1. Pembantaian massal 1965–1966 terhadap orang-orang yang dituduh anggota atau simpatisan PKI.
Lebih dari 500 ribu orang dibunuh, dan ratusan ribu lainnya dipenjara tanpa pengadilan.
2. Penembakan misterius (Petrus) 1982–1985, operasi militer terselubung yang menewaskan ribuan orang muda dengan tuduhan kriminal.
3. Tragedi Tanjung Priok (1984) dan Talangsari (1989), pembantaian terhadap warga sipil dan jamaah yang menentang rezim otoriter.
4. Kekerasan sistematis di Aceh, Timor Timur, dan Papua, termasuk penyiksaan, penghilangan paksa, dan pembunuhan di luar hukum.
5. Penghilangan paksa aktivis pro-demokrasi 1997–1998, menjelang kejatuhan Soeharto.
6. Militerisasi kehidupan politik dan ekonomi, yang menciptakan ketakutan kolektif dan membungkam kebebasan pers.
7. KKN yang dilembagakan secara sistemik, memperkaya kroni dan keluarga melalui perusahaan-perusahaan raksasa yang terafiliasi dengan kekuasaan.
8. Kontrol ketat terhadap sejarah dan pendidikan, yang memanipulasi ingatan publik tentang kekerasan negara.
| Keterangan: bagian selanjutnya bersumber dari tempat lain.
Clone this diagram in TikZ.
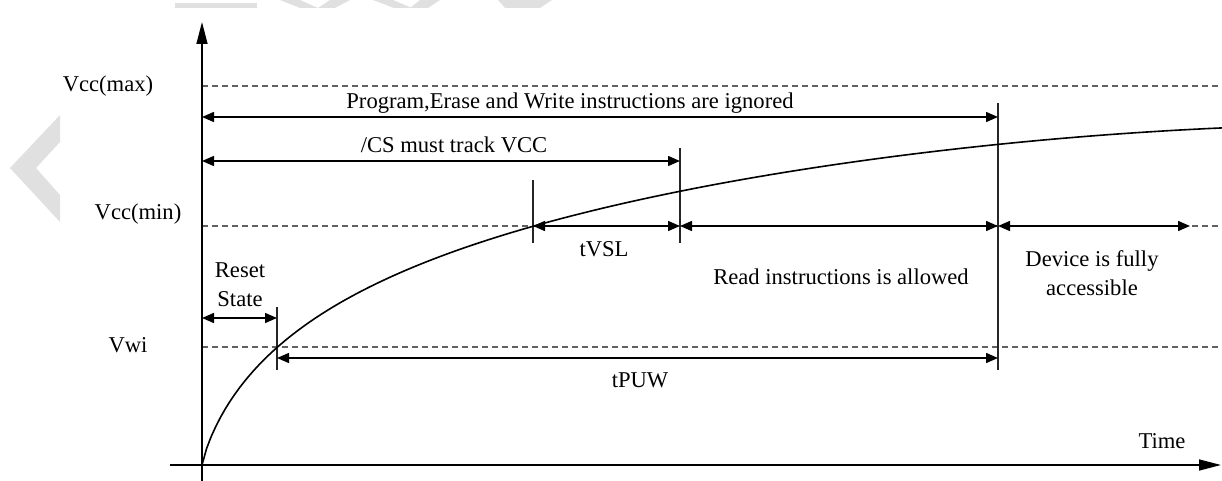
\documentclass[tikz,border=0pt]{standalone}
\usepackage{fontspec}
\setmainfont{Liberation Serif}
\usetikzlibrary{arrows.meta}
\begin{document}
\begin{tikzpicture}[x=0.5pt,y=-0.5pt,
  lbl/.style={font=\fontsize{11.3}{14.5}\selectfont, inner sep=0pt, align=center},
  axisline/.style={line width=0.75pt, -{Triangle[length=11pt,width=5.5pt]}},
  guide/.style={line width=0.85pt, draw=black!62, dash pattern=on 3pt off 2pt},
  marker/.style={line width=0.7pt, draw=black!85},
  dim/.style={line width=0.75pt, {Triangle[length=6pt,width=5pt]}-{Triangle[length=6pt,width=5pt]}},
  wm/.style={fill=black!12, draw=none},
  curve/.style={line width=0.8pt}
]
\useasboundingbox (0,0) rectangle (1222,481);
% watermark remnants
\fill[wm] (10,168) -- (60,115) -- (60,142) -- (36,168) -- (60,195) -- (60,222) -- cycle;
\fill[wm] (175,3) rectangle (257,8);
\fill[wm] (280,0) -- (300,0) -- (318,8) -- (300,8) -- cycle;
\fill[wm] (330,0) -- (350,0) -- (335,8) -- (318,8) -- cycle;
\fill[wm] (373,0) -- (393,0) -- (412,8) -- (394,8) -- cycle;
\fill[wm] (420,0) -- (440,0) -- (428,8) -- (410,8) -- cycle;
\fill[wm] (498,0) -- (552,0) -- (540,8) -- (505,8) -- cycle;

% key points
\coordinate (O) at (202,465);
\coordinate (Ytop) at (202,22);
\coordinate (Ybot) at (202,481);
\coordinate (Xl) at (170,465);
\coordinate (Xr) at (1221,465);
\coordinate (MaxL) at (202,86);  \coordinate (MaxR) at (1222,86);
\coordinate (MinL) at (202,226); \coordinate (MinR) at (1222,226);
\coordinate (WiL) at (202,347);  \coordinate (WiR) at (1222,347);

% guide lines
\draw[guide] (MaxL) -- (MaxR);
\draw[guide] (MinL) -- (MinR);
\draw[guide] (WiL) -- (WiR);

% axes
\draw[line width=0.75pt] (Ybot) -- (O);
\draw[axisline] (O) -- (Ytop);
\draw[axisline] (Xl) -- (Xr);

% markers
\coordinate (A1) at (277,307); \coordinate (A2) at (277,370);
\coordinate (B1) at (533,180); \coordinate (B2) at (533,243);
\coordinate (C1) at (680,148); \coordinate (C2) at (680,243);
\coordinate (D1) at (998,103); \coordinate (D2) at (998,370);
\draw[marker] (A1) -- (A2);
\draw[marker] (B1) -- (B2);
\draw[marker] (C1) -- (C2);
\draw[marker] (D1) -- (D2);

% curve
\draw[curve] (O) -- plot[domain=0.001:1020, samples=220, variable=\t]
  ({202+\t}, {465 - (133.5*ln(1+pow(\t/50,0.85)) - 15*pow(\t/1020,4))});

% dimension arrows
\coordinate (P1) at (202,117); \coordinate (P2) at (998,117);
\coordinate (S1) at (202,161); \coordinate (S2) at (680,161);
\coordinate (T1) at (533,226); \coordinate (T2) at (680,226);
\coordinate (R1) at (680,226); \coordinate (R2) at (998,226);
\coordinate (F1) at (998,226); \coordinate (F2) at (1190,226);
\coordinate (E1) at (202,318); \coordinate (E2) at (277,318);
\coordinate (W1) at (277,358); \coordinate (W2) at (998,358);
\draw[dim] (P1) -- (P2);
\draw[dim] (S1) -- (S2);
\draw[dim] (T1) -- (T2);
\draw[dim] (R1) -- (R2);
\draw[dim] (F1) -- (F2);
\draw[dim] (E1) -- (E2);
\draw[dim] (W1) -- (W2);

% labels
\node[lbl] (lmax) at (108,86) {Vcc(max)};
\node[lbl] (lmin) at (138,214) {Vcc(min)};
\node[lbl] (lwi) at (128,345) {Vwi};
\node[lbl] (lprog) at (570,103) {Program,Erase and Write instructions are ignored};
\node[lbl] (lcs) at (454,145) {/CS must track VCC};
\node[lbl] (ltvsl) at (604,249) {tVSL};
\node[lbl] (lread) at (841,277) {Read instructions is allowed};
\node[lbl] (ldev) at (1092,273) {Device is fully\\accessible};
\node[lbl] (lreset) at (240,285) {Reset\\State};
\node[lbl] (ltpuw) at (640,380) {tPUW};
\node[lbl] (ltime) at (1162,441) {Time};
\end{tikzpicture}
\end{document}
“Rezim Soeharto memproduksi trauma kolektif bagi bangsa Indonesia. Ia tidak layak dipanggil pahlawan,” tegas Marzuki Darusman, Ketua AKSI sekaligus mantan Jaksa Agung RI.

Pemutaran Sejarah dan Pengkhianatan Reformasi

Kedua organisasi menilai, pemberian gelar ini merupakan bagian dari proyek politik besar untuk menulis ulang sejarah Indonesia.

Mereka menyoroti peran Menteri Kebudayaan yang ikut mengusulkan nama Soeharto, sementara di saat yang sama memimpin proyek penulisan ulang Sejarah Nasional Indonesia.
Langkah itu dinilai berpotensi menghapus kisah korban dan perlawanan rakyat terhadap otoritarianisme.

“Kita sedang menyaksikan bagaimana negara mencoba menghapus luka sejarah dengan cara memberi medali kepada pelaku,” ujar Usman.

Pemberian gelar itu juga dinilai melengkapi pola kemunduran demokrasi dan penguburan cita-cita Reformasi.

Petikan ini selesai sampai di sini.